"""

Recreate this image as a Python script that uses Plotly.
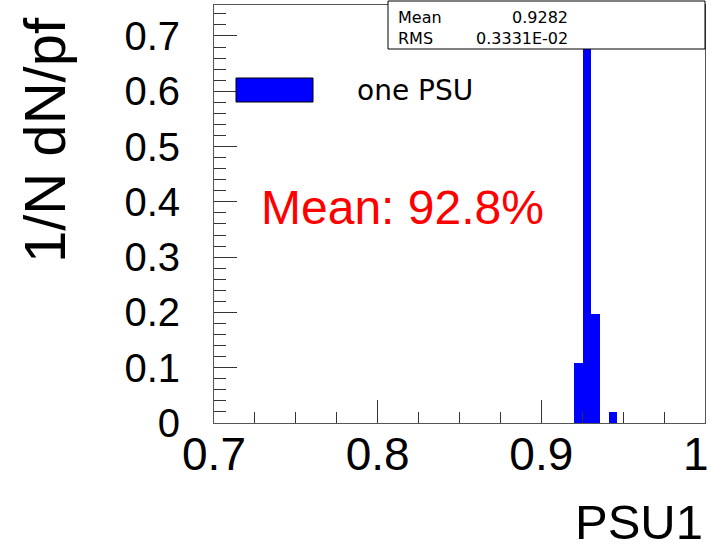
import plotly.graph_objects as go

# Normalised PSU1 distribution (1/N dN per bin)
bin_width = 0.00526
bin_lo = [0.92, 0.92526, 0.93053, 0.93579, 0.94105]
fraction = [0.108, 0.680, 0.198, 0.0, 0.019]
bin_centers = [lo + bin_width / 2 for lo in bin_lo]

stat_names = ["Mean", "RMS"]
stat_values = ["0.9282", "0.3331E-02"]
legend_label = "one PSU"
mean_label = "Mean: 92.8%"

# the label of the last x tick sits at the page edge and is placed separately
x_ticks = [0.7, 0.8, 0.9, 1.0]
x_ticktext = ["0.7", "0.8", "0.9", ""]
x_last_label = "1"
y_ticks = [0, 0.1, 0.2, 0.3, 0.4, 0.5, 0.6, 0.7]
y_ticktext = ["0", "0.1", "0.2", "0.3", "0.4", "0.5", "0.6", "0.7"]

W, H = 711, 548
ML, MR, MT, MB = 214, 6, 5, 125
PW, PH = W - ML - MR, H - MT - MB


def px(x):
    return (x - ML) / PW


def py(y):
    return (H - MB - y) / PH


fig = go.Figure()
fig.add_trace(go.Bar(
    x=bin_centers, y=fraction, width=bin_width,
    marker=dict(color="#0000ff", line=dict(width=0)),
    showlegend=False, hoverinfo="skip",
))

axis_common = dict(
    showline=True, linecolor="#555555", linewidth=1, mirror=True,
    showgrid=False, zeroline=False, ticks="inside", tickcolor="#333333",
    ticklen=23, tickwidth=1, ticklabeloverflow="allow", automargin=False,
)

fig.update_xaxes(
    range=[0.7, 1.00001], tickvals=x_ticks, ticktext=x_ticktext,
    tickfont=dict(family="Liberation Sans", size=46, color="black"),
    minor=dict(dtick=0.025, tick0=0.7, ticks="inside", ticklen=11.5,
               tickcolor="#333333", tickwidth=1),
    ticklabelstandoff=-9,
    **axis_common,
)
fig.update_yaxes(
    range=[0, 0.756], tickvals=y_ticks, ticktext=y_ticktext,
    tickfont=dict(family="Liberation Sans", size=40, color="black"),
    minor=dict(dtick=0.02, tick0=0, ticks="inside", ticklen=11.5,
               tickcolor="#333333", tickwidth=1),
    ticklabelstandoff=25,
    **axis_common,
)

shapes = [
    # statistics box
    dict(type="rect", xref="paper", yref="paper",
         x0=px(388), x1=px(705), y0=py(49), y1=py(1),
         fillcolor="white", line=dict(color="black", width=1), layer="above"),
    # legend swatch
    dict(type="rect", xref="paper", yref="paper",
         x0=px(236), x1=px(313), y0=py(102), y1=py(78),
         fillcolor="#0000ff", line=dict(color="black", width=1), layer="above"),
]

annotations = []
stat_rows = [17.5, 38]
for name, val, yrow in zip(stat_names, stat_values, stat_rows):
    annotations.append(dict(
        text=name, xref="paper", yref="paper", x=px(396), y=py(yrow),
        xanchor="left", yanchor="middle", showarrow=False,
        font=dict(family="DejaVu Sans", size=16, color="black")))
    annotations.append(dict(
        text=val, xref="paper", yref="paper", x=px(570), y=py(yrow),
        xanchor="right", yanchor="middle", showarrow=False,
        font=dict(family="DejaVu Sans", size=16, color="black")))

annotations += [
    dict(text=x_last_label, xref="paper", yref="paper", x=px(711), y=py(454),
         xanchor="right", yanchor="middle", showarrow=False,
         font=dict(family="Liberation Sans", size=46, color="black")),
    dict(text=legend_label, xref="paper", yref="paper", x=px(355), y=py(90),
         xanchor="left", yanchor="middle", showarrow=False,
         font=dict(family="DejaVu Sans", size=28, color="black")),
    dict(text=mean_label, xref="paper", yref="paper", x=px(259), y=py(207),
         xanchor="left", yanchor="middle", showarrow=False,
         font=dict(family="Liberation Sans", size=48, color="#ff0000")),
    dict(text="PSU1", xref="paper", yref="paper", x=px(705), y=py(522),
         xanchor="right", yanchor="middle", showarrow=False,
         font=dict(family="Liberation Sans", size=49, color="black")),
    dict(text="1/N dN/pf", xref="paper", yref="paper", x=px(45), y=py(140),
         xanchor="center", yanchor="middle", textangle=-90, showarrow=False,
         font=dict(family="Liberation Sans", size=58, color="black")),
]

fig.update_layout(
    width=W, height=H,
    margin=dict(l=ML, r=MR, t=MT, b=MB, autoexpand=False),
    paper_bgcolor="white", plot_bgcolor="white",
    bargap=0, showlegend=False,
    shapes=shapes, annotations=annotations,
)

fig.write_html("out.html")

"""

Transcribe the material exactly, keeping every word and none of the pictures.

Recreate this image as a Python script that uses Plotly.
import plotly.graph_objects as go

# Normalised PSU1 distribution (1/N dN per bin)
bin_width = 0.00526
bin_lo = [0.92, 0.92526, 0.93053, 0.93579, 0.94105]
fraction = [0.108, 0.680, 0.198, 0.0, 0.019]
bin_centers = [lo + bin_width / 2 for lo in bin_lo]

stat_names = ["Mean", "RMS"]
stat_values = ["0.9282", "0.3331E-02"]
legend_label = "one PSU"
mean_label = "Mean: 92.8%"

# the label of the last x tick sits at the page edge and is placed separately
x_ticks = [0.7, 0.8, 0.9, 1.0]
x_ticktext = ["0.7", "0.8", "0.9", ""]
x_last_label = "1"
y_ticks = [0, 0.1, 0.2, 0.3, 0.4, 0.5, 0.6, 0.7]
y_ticktext = ["0", "0.1", "0.2", "0.3", "0.4", "0.5", "0.6", "0.7"]

W, H = 711, 548
ML, MR, MT, MB = 214, 6, 5, 125
PW, PH = W - ML - MR, H - MT - MB


def px(x):
    return (x - ML) / PW


def py(y):
    return (H - MB - y) / PH


fig = go.Figure()
fig.add_trace(go.Bar(
    x=bin_centers, y=fraction, width=bin_width,
    marker=dict(color="#0000ff", line=dict(width=0)),
    showlegend=False, hoverinfo="skip",
))

axis_common = dict(
    showline=True, linecolor="#555555", linewidth=1, mirror=True,
    showgrid=False, zeroline=False, ticks="inside", tickcolor="#333333",
    ticklen=23, tickwidth=1, ticklabeloverflow="allow", automargin=False,
)

fig.update_xaxes(
    range=[0.7, 1.00001], tickvals=x_ticks, ticktext=x_ticktext,
    tickfont=dict(family="Liberation Sans", size=46, color="black"),
    minor=dict(dtick=0.025, tick0=0.7, ticks="inside", ticklen=11.5,
               tickcolor="#333333", tickwidth=1),
    ticklabelstandoff=-9,
    **axis_common,
)
fig.update_yaxes(
    range=[0, 0.756], tickvals=y_ticks, ticktext=y_ticktext,
    tickfont=dict(family="Liberation Sans", size=40, color="black"),
    minor=dict(dtick=0.02, tick0=0, ticks="inside", ticklen=11.5,
               tickcolor="#333333", tickwidth=1),
    ticklabelstandoff=25,
    **axis_common,
)

shapes = [
    # statistics box
    dict(type="rect", xref="paper", yref="paper",
         x0=px(388), x1=px(705), y0=py(49), y1=py(1),
         fillcolor="white", line=dict(color="black", width=1), layer="above"),
    # legend swatch
    dict(type="rect", xref="paper", yref="paper",
         x0=px(236), x1=px(313), y0=py(102), y1=py(78),
         fillcolor="#0000ff", line=dict(color="black", width=1), layer="above"),
]

annotations = []
stat_rows = [17.5, 38]
for name, val, yrow in zip(stat_names, stat_values, stat_rows):
    annotations.append(dict(
        text=name, xref="paper", yref="paper", x=px(396), y=py(yrow),
        xanchor="left", yanchor="middle", showarrow=False,
        font=dict(family="DejaVu Sans", size=16, color="black")))
    annotations.append(dict(
        text=val, xref="paper", yref="paper", x=px(570), y=py(yrow),
        xanchor="right", yanchor="middle", showarrow=False,
        font=dict(family="DejaVu Sans", size=16, color="black")))

annotations += [
    dict(text=x_last_label, xref="paper", yref="paper", x=px(711), y=py(454),
         xanchor="right", yanchor="middle", showarrow=False,
         font=dict(family="Liberation Sans", size=46, color="black")),
    dict(text=legend_label, xref="paper", yref="paper", x=px(355), y=py(90),
         xanchor="left", yanchor="middle", showarrow=False,
         font=dict(family="DejaVu Sans", size=28, color="black")),
    dict(text=mean_label, xref="paper", yref="paper", x=px(259), y=py(207),
         xanchor="left", yanchor="middle", showarrow=False,
         font=dict(family="Liberation Sans", size=48, color="#ff0000")),
    dict(text="PSU1", xref="paper", yref="paper", x=px(705), y=py(522),
         xanchor="right", yanchor="middle", showarrow=False,
         font=dict(family="Liberation Sans", size=49, color="black")),
    dict(text="1/N dN/pf", xref="paper", yref="paper", x=px(45), y=py(140),
         xanchor="center", yanchor="middle", textangle=-90, showarrow=False,
         font=dict(family="Liberation Sans", size=58, color="black")),
]

fig.update_layout(
    width=W, height=H,
    margin=dict(l=ML, r=MR, t=MT, b=MB, autoexpand=False),
    paper_bgcolor="white", plot_bgcolor="white",
    bargap=0, showlegend=False,
    shapes=shapes, annotations=annotations,
)

fig.write_html("out.html")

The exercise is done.